BOXING:It looked like the end, but, this being boxing, it could just be the start of something new: for Manny Pacquiao, even though devastatingly knocked out, for Juan Manuel Marquez, who destroyed him in front of a disbelieving audience at the MGM Grand, and for the man who is never far from the epicentre of the business, Floyd Mayweather jnr.
In the six rounds it lasted (to within a second, anyway), the fourth meeting between Pacquiao and Marquez here on Saturday night – for no title but with worldwide fascination – proved to be the most dramatic and the hardest to fathom.
Howitzer
It was the Filipino who wanted a war and it was the counter-punching Mexican who delivered the concluding howitzer, a short right to his opponent’s oncoming jaw that dumped him a sad bundle, face down, near his own corner.
Having never threatened to do that in their previous three fights, he had dropped him also in the third with a long-range haymaker, and survived his own embarrassment when Pacquiao put him down in the fifth with a crisp, short right.

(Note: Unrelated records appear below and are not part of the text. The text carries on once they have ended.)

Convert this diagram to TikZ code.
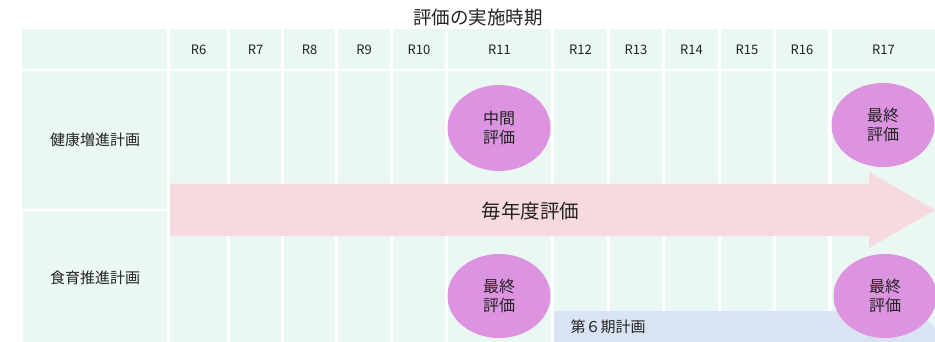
\documentclass[tikz,border=0pt]{standalone}
\usepackage{fontspec}
\setmainfont{Noto Sans CJK JP}
\usetikzlibrary{shapes.geometric}
\definecolor{cellmint}{HTML}{EBF7F3}
\definecolor{yearpink}{HTML}{F6DADF}
\definecolor{evalpurple}{HTML}{DC94E0}
\definecolor{planblue}{HTML}{DAE3F3}
\definecolor{inkgray}{HTML}{222222}
\tikzset{
  evalmark/.style={ellipse, fill=evalpurple, minimum width=103, minimum height=86,
    align=center, font=\fontsize{16}{19.5}\selectfont, text=inkgray, inner sep=0pt},
  yearlabel/.style={font=\fontsize{13}{14}\selectfont, text=inkgray},
  rowlabel/.style={font=\fontsize{15}{16}\selectfont, text=inkgray}
}
\begin{document}
\begin{tikzpicture}[x=1pt, y=-1pt]
  \useasboundingbox (0,0) rectangle (935,342);
  \clip (0,0) rectangle (935,342);
  \node[font=\fontsize{18.5}{20}\selectfont, text=inkgray] (title) at (478,17) {評価の実施時期};

  % left column
  \fill[cellmint] (22,29) rectangle (167,69);
  \fill[cellmint] (22,71) rectangle (167,209);
  \fill[cellmint] (23,211) rectangle (167,342);
  \node[rowlabel] (kenko) at (95,140) {健康増進計画};
  \node[rowlabel] (shokuiku) at (95,278) {食育推進計画};

  % year columns
  \foreach \yr/\a/\b in {R6/170/227, R7/230/281, R8/284/335, R9/338/390,
      R10/393/445, R11/448/551, R12/554/607, R13/610/662, R14/665/718,
      R15/721/773, R16/776/828, R17/832/935} {
    \fill[cellmint] (\a,29) rectangle (\b,69);
    \fill[cellmint] (\a,71) rectangle (\b,342);
    \node[yearlabel] (h\yr) at ({(\a+\b)/2},50) {\yr};
  }

  % plan period and yearly evaluation
  \fill[planblue] (554,311) -- (918,311) -- (970,363) -- (554,363) -- cycle;
  \node[rowlabel, anchor=west] (plan) at (567,327) {第６期計画};
  \fill[yearpink] (170,184) -- (869,184) -- (869,172) -- (935,210)
    -- (869,248) -- (869,236) -- (170,236) -- cycle;
  \node[font=\fontsize{19.5}{21}\selectfont, text=inkgray, anchor=west] (yearly) at (478,211) {毎年度評価};

  \node[evalmark] (midA) at (499,128) {中間\\評価};
  \node[evalmark, minimum height=84] (finA) at (883,125) {最終\\評価};
  \node[evalmark, minimum height=84] (finB) at (499,296) {最終\\評価};
  \node[evalmark, minimum height=84] (finC) at (885,296) {最終\\評価};
\end{tikzpicture}
\end{document}
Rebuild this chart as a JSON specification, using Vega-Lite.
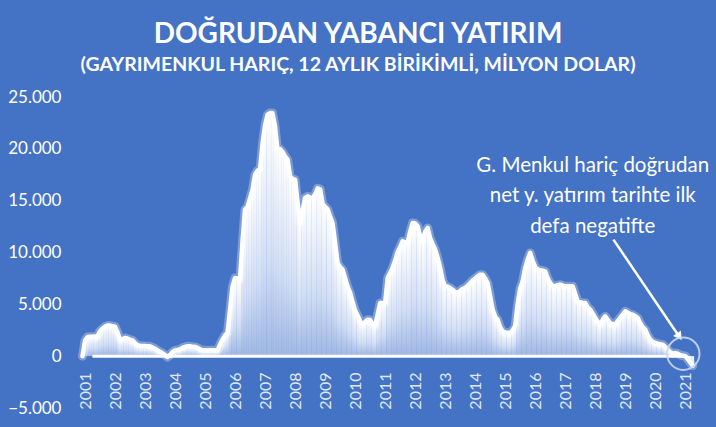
{
  "$schema": "https://vega.github.io/schema/vega-lite/v6.json",
  "width": 620,
  "height": 311,
  "autosize": {"type": "none"},
  "padding": {"left": 77, "top": 97, "right": 19, "bottom": 19},
  "background": "#4472C4",
  "config": {"view": {"stroke": null}},
  "title": {
    "text": "DOĞRUDAN YABANCI YATIRIM",
    "subtitle": "(GAYRIMENKUL HARIÇ, 12 AYLIK BİRİKİMLİ, MİLYON DOLAR)",
    "anchor": "middle",
    "dx": -29,
    "offset": 14,
    "font": "Lato",
    "fontSize": 28,
    "fontWeight": "bold",
    "color": "#ffffff",
    "subtitleFont": "Lato",
    "subtitleFontSize": 19.5,
    "subtitleFontWeight": "bold",
    "subtitleColor": "#ffffff",
    "subtitlePadding": 7
  },
  "datasets": {
    "fdi": [
      {"d":"2000-12","v":0},
      {"d":"2001-01","v":1500},{"d":"2001-02","v":1850},{"d":"2001-03","v":1880},{"d":"2001-04","v":1880},{"d":"2001-05","v":1900},{"d":"2001-06","v":1900},{"d":"2001-07","v":2400},{"d":"2001-08","v":2650},{"d":"2001-09","v":2850},{"d":"2001-10","v":2950},{"d":"2001-11","v":2950},{"d":"2001-12","v":2900},
      {"d":"2002-01","v":2850},{"d":"2002-02","v":2300},{"d":"2002-03","v":1600},{"d":"2002-04","v":1650},{"d":"2002-05","v":1750},{"d":"2002-06","v":1700},{"d":"2002-07","v":1600},{"d":"2002-08","v":1530},{"d":"2002-09","v":1250},{"d":"2002-10","v":1050},{"d":"2002-11","v":1000},{"d":"2002-12","v":980},
      {"d":"2003-01","v":970},{"d":"2003-02","v":960},{"d":"2003-03","v":950},{"d":"2003-04","v":850},{"d":"2003-05","v":720},{"d":"2003-06","v":560},{"d":"2003-07","v":420},{"d":"2003-08","v":280},{"d":"2003-09","v":120},{"d":"2003-10","v":-80},{"d":"2003-11","v":100},{"d":"2003-12","v":400},
      {"d":"2004-01","v":560},{"d":"2004-02","v":600},{"d":"2004-03","v":650},{"d":"2004-04","v":800},{"d":"2004-05","v":900},{"d":"2004-06","v":950},{"d":"2004-07","v":950},{"d":"2004-08","v":900},{"d":"2004-09","v":890},{"d":"2004-10","v":800},{"d":"2004-11","v":650},{"d":"2004-12","v":560},
      {"d":"2005-01","v":560},{"d":"2005-02","v":550},{"d":"2005-03","v":560},{"d":"2005-04","v":560},{"d":"2005-05","v":560},{"d":"2005-06","v":560},{"d":"2005-07","v":1100},{"d":"2005-08","v":1600},{"d":"2005-09","v":2000},{"d":"2005-10","v":2240},{"d":"2005-11","v":4500},{"d":"2005-12","v":6740},
      {"d":"2006-01","v":7540},{"d":"2006-02","v":7500},{"d":"2006-03","v":7380},{"d":"2006-04","v":11000},{"d":"2006-05","v":14140},{"d":"2006-06","v":14400},{"d":"2006-07","v":15200},{"d":"2006-08","v":16070},{"d":"2006-09","v":17500},{"d":"2006-10","v":17900},{"d":"2006-11","v":18000},{"d":"2006-12","v":20500},
      {"d":"2007-01","v":22300},{"d":"2007-02","v":23300},{"d":"2007-03","v":23450},{"d":"2007-04","v":23450},{"d":"2007-05","v":22180},{"d":"2007-06","v":19930},{"d":"2007-07","v":19990},{"d":"2007-08","v":19700},{"d":"2007-09","v":19280},{"d":"2007-10","v":18960},{"d":"2007-11","v":17350},{"d":"2007-12","v":17100},
      {"d":"2008-01","v":17030},{"d":"2008-02","v":14800},{"d":"2008-03","v":12850},{"d":"2008-04","v":14000},{"d":"2008-05","v":15270},{"d":"2008-06","v":15420},{"d":"2008-07","v":15300},{"d":"2008-08","v":15270},{"d":"2008-09","v":15600},{"d":"2008-10","v":16200},{"d":"2008-11","v":16100},{"d":"2008-12","v":14700},
      {"d":"2009-01","v":14400},{"d":"2009-02","v":14140},{"d":"2009-03","v":13500},{"d":"2009-04","v":12850},{"d":"2009-05","v":11000},{"d":"2009-06","v":9000},{"d":"2009-07","v":8600},{"d":"2009-08","v":8350},{"d":"2009-09","v":7500},{"d":"2009-10","v":6700},{"d":"2009-11","v":6100},{"d":"2009-12","v":5200},
      {"d":"2010-01","v":4400},{"d":"2010-02","v":3900},{"d":"2010-03","v":3400},{"d":"2010-04","v":3040},{"d":"2010-05","v":3300},{"d":"2010-06","v":3520},{"d":"2010-07","v":3500},{"d":"2010-08","v":3100},{"d":"2010-09","v":2940},{"d":"2010-10","v":4000},{"d":"2010-11","v":5130},{"d":"2010-12","v":5130},
      {"d":"2011-01","v":5130},{"d":"2011-02","v":7540},{"d":"2011-03","v":8000},{"d":"2011-04","v":8510},{"d":"2011-05","v":9200},{"d":"2011-06","v":10000},{"d":"2011-07","v":10500},{"d":"2011-08","v":11080},{"d":"2011-09","v":11000},{"d":"2011-10","v":10920},{"d":"2011-11","v":12000},{"d":"2011-12","v":12850},
      {"d":"2012-01","v":12800},{"d":"2012-02","v":12530},{"d":"2012-03","v":11600},{"d":"2012-04","v":11080},{"d":"2012-05","v":12000},{"d":"2012-06","v":12370},{"d":"2012-07","v":11400},{"d":"2012-08","v":10800},{"d":"2012-09","v":10280},{"d":"2012-10","v":9480},{"d":"2012-11","v":8500},{"d":"2012-12","v":7300},
      {"d":"2013-01","v":6740},{"d":"2013-02","v":6700},{"d":"2013-03","v":6580},{"d":"2013-04","v":6400},{"d":"2013-05","v":6200},{"d":"2013-06","v":6100},{"d":"2013-07","v":6300},{"d":"2013-08","v":6500},{"d":"2013-09","v":6580},{"d":"2013-10","v":6800},{"d":"2013-11","v":7060},{"d":"2013-12","v":7300},
      {"d":"2014-01","v":7500},{"d":"2014-02","v":7700},{"d":"2014-03","v":7860},{"d":"2014-04","v":7860},{"d":"2014-05","v":7500},{"d":"2014-06","v":7060},{"d":"2014-07","v":5800},{"d":"2014-08","v":4490},{"d":"2014-09","v":3800},{"d":"2014-10","v":3520},{"d":"2014-11","v":2800},{"d":"2014-12","v":2400},
      {"d":"2015-01","v":2300},{"d":"2015-02","v":2240},{"d":"2015-03","v":2240},{"d":"2015-04","v":2500},{"d":"2015-05","v":2880},{"d":"2015-06","v":5000},{"d":"2015-07","v":6500},{"d":"2015-08","v":7220},{"d":"2015-09","v":8500},{"d":"2015-10","v":9310},{"d":"2015-11","v":9960},{"d":"2015-12","v":9200},
      {"d":"2016-01","v":8600},{"d":"2016-02","v":8350},{"d":"2016-03","v":8300},{"d":"2016-04","v":8250},{"d":"2016-05","v":8180},{"d":"2016-06","v":7500},{"d":"2016-07","v":7060},{"d":"2016-08","v":6800},{"d":"2016-09","v":6740},{"d":"2016-10","v":6850},{"d":"2016-11","v":6900},{"d":"2016-12","v":6800},
      {"d":"2017-01","v":6740},{"d":"2017-02","v":6740},{"d":"2017-03","v":6740},{"d":"2017-04","v":6740},{"d":"2017-05","v":6000},{"d":"2017-06","v":5290},{"d":"2017-07","v":5200},{"d":"2017-08","v":5130},{"d":"2017-09","v":5130},{"d":"2017-10","v":4700},{"d":"2017-11","v":4490},{"d":"2017-12","v":4100},
      {"d":"2018-01","v":3690},{"d":"2018-02","v":3300},{"d":"2018-03","v":3040},{"d":"2018-04","v":3500},{"d":"2018-05","v":3840},{"d":"2018-06","v":3500},{"d":"2018-07","v":3200},{"d":"2018-08","v":3100},{"d":"2018-09","v":3040},{"d":"2018-10","v":3400},{"d":"2018-11","v":3690},{"d":"2018-12","v":4000},
      {"d":"2019-01","v":4330},{"d":"2019-02","v":4200},{"d":"2019-03","v":4050},{"d":"2019-04","v":4000},{"d":"2019-05","v":3850},{"d":"2019-06","v":3690},{"d":"2019-07","v":3200},{"d":"2019-08","v":2800},{"d":"2019-09","v":2560},{"d":"2019-10","v":2000},{"d":"2019-11","v":1590},{"d":"2019-12","v":1400},
      {"d":"2020-01","v":1270},{"d":"2020-02","v":1200},{"d":"2020-03","v":1150},{"d":"2020-04","v":1110},{"d":"2020-05","v":900},{"d":"2020-06","v":630},{"d":"2020-07","v":400},{"d":"2020-08","v":240},{"d":"2020-09","v":300},{"d":"2020-10","v":240},{"d":"2020-11","v":100},{"d":"2020-12","v":50},
      {"d":"2021-01","v":0},{"d":"2021-02","v":-300},{"d":"2021-03","v":-600},{"d":"2021-04","v":-920}
    ]
  },
  "layer": [
    {
      "data": {"name": "fdi"},
      "mark": {
        "type": "bar",
        "width": 2.8,
        "color": {
          "gradient": "linear",
          "x1": 0, "y1": 0, "x2": 0, "y2": 1,
          "stops": [
            {"offset": 0, "color": "#ffffff"},
            {"offset": 0.6, "color": "#d2def4"},
            {"offset": 1, "color": "#9fb7e4"}
          ]
        }
      },
      "encoding": {
        "x": {
          "field": "d",
          "type": "temporal",
          "scale": {
            "type": "utc",
            "domain": [
              {"year": 2000, "month": 11, "date": 25, "utc": true},
              {"year": 2021, "month": 3, "date": 23, "utc": true}
            ]
          },
          "axis": {
            "title": null,
            "format": "%Y",
            "tickCount": {"interval": "year", "step": 1},
            "labelAngle": 270,
            "labelAlign": "right",
            "labelBaseline": "middle",
            "labelOverlap": false,
            "labelFlush": false,
            "domain": false,
            "ticks": false,
            "grid": false,
            "offset": -40,
            "labelPadding": 4,
            "labelFont": "Lato",
            "labelFontSize": 16,
            "labelColor": "#dfe7f5"
          }
        },
        "y": {
          "field": "v",
          "type": "quantitative",
          "scale": {"domain": [-5000, 25000], "nice": false},
          "axis": {
            "title": null,
            "values": [-5000, 0, 5000, 10000, 15000, 20000, 25000],
            "grid": false,
            "domain": false,
            "ticks": false,
            "labelPadding": 16,
            "labelFont": "Lato",
            "labelFontSize": 17,
            "labelColor": "#ffffff",
            "labelExpr": "replace(format(datum.value, ','), ',', '.')"
          }
        }
      }
    },
    {
      "data": {"values": [{"a": "2001-04", "b": "2021-01"}]},
      "mark": {"type": "rule", "color": "#ffffff", "strokeWidth": 3},
      "encoding": {
        "x": {"field": "a", "type": "temporal"},
        "x2": {"field": "b"},
        "y": {"datum": 0}
      }
    },
    {
      "data": {"name": "fdi"},
      "mark": {"type": "line", "color": "#ffffff", "strokeWidth": 9, "opacity": 0.3, "strokeJoin": "round", "strokeCap": "round"},
      "encoding": {
        "x": {"field": "d", "type": "temporal"},
        "y": {"field": "v", "type": "quantitative"}
      }
    },
    {
      "data": {"name": "fdi"},
      "mark": {"type": "line", "color": "#ffffff", "strokeWidth": 4.5, "strokeJoin": "round", "strokeCap": "round"},
      "encoding": {
        "x": {"field": "d", "type": "temporal"},
        "y": {"field": "v", "type": "quantitative"}
      }
    },
    {
      "data": {"values": [{"d": "2017-12-01", "v": 18390, "t": "G. Menkul hariç doğrudan\nnet y. yatırım tarihte ilk\ndefa negatifte"}]},
      "mark": {"type": "text", "align": "center", "baseline": "middle", "font": "Lato", "fontSize": 20.5, "color": "#ffffff", "lineBreak": "\n", "lineHeight": 30.5},
      "encoding": {
        "x": {"field": "d", "type": "temporal"},
        "y": {"field": "v", "type": "quantitative"},
        "text": {"field": "t"}
      }
    },
    {
      "data": {"values": [{"d1": "2018-08-10", "v1": 11240, "d2": "2020-10-20", "v2": 1880}]},
      "mark": {"type": "rule", "color": "#ffffff", "strokeWidth": 2.5},
      "encoding": {
        "x": {"field": "d1", "type": "temporal"},
        "y": {"field": "v1", "type": "quantitative"},
        "x2": {"field": "d2"},
        "y2": {"field": "v2"}
      }
    },
    {
      "data": {"values": [{"d": "2020-10-20", "v": 1880}]},
      "mark": {"type": "point", "shape": "triangle-down", "angle": 325, "size": 90, "filled": true, "color": "#ffffff", "opacity": 1},
      "encoding": {
        "x": {"field": "d", "type": "temporal"},
        "y": {"field": "v", "type": "quantitative"}
      }
    },
    {
      "data": {"values": [{"d": "2020-12-07", "v": 240}]},
      "mark": {"type": "point", "shape": "circle", "size": 1050, "filled": false, "stroke": "#c9d7f1", "strokeWidth": 2, "opacity": 0.9},
      "encoding": {
        "x": {"field": "d", "type": "temporal"},
        "y": {"field": "v", "type": "quantitative"}
      }
    }
  ]
}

Indeed, the 39-year-old Mexican admitted later he feared he might be knocked out himself, so ferociously did Pacquiao come back at him after the first knockdown.
Few could remember such intense swapping and sharing of pain, a furious blur of leather drowning out reason and caution. When he walked on to the last punch, Pacquiao floated to the floor as if anaesthetised, much as Ricky Hatton had done here at his feet 3½ years ago.
And then, even as Pacquiao’s wife, Jinkee, sobbed over his stricken form, the promoter Bob Arum shifted his thoughts a few clicks into the future, declaring within minutes: “A fifth fight? Why not? Have you seen a more exciting fight in years?”
For a moment, the principals ignored the rumbling insinuations by Pacquiao’s trainer, Freddie Roach, that Marquez might have been “juiced” (he was not alone in his suspicions). This was not the time to quibble – and Marquez had been vehement in his denial of the rumours, although in nearly two decades in the business he’d rarely hit with such stunning power. Nor had Pacquiao been so convincingly cut down, with one telling blow.
Showdown
There were other calculations to be made besides a fifth fight between them, though. On the face of it, defeat would seem to scupper the showdown everyone has been clamouring for over the past few years: Pacquiao v Mayweather.
Yet perversely, not only is that mega-event now easier to make because Pacquiao’s negotiating clout has been weakened, but a second meeting at catchweight between Marquez and Mayweather is also now in the mix. Instead of a two-fighter conundrum, we now have three players to share the spoils and the grief.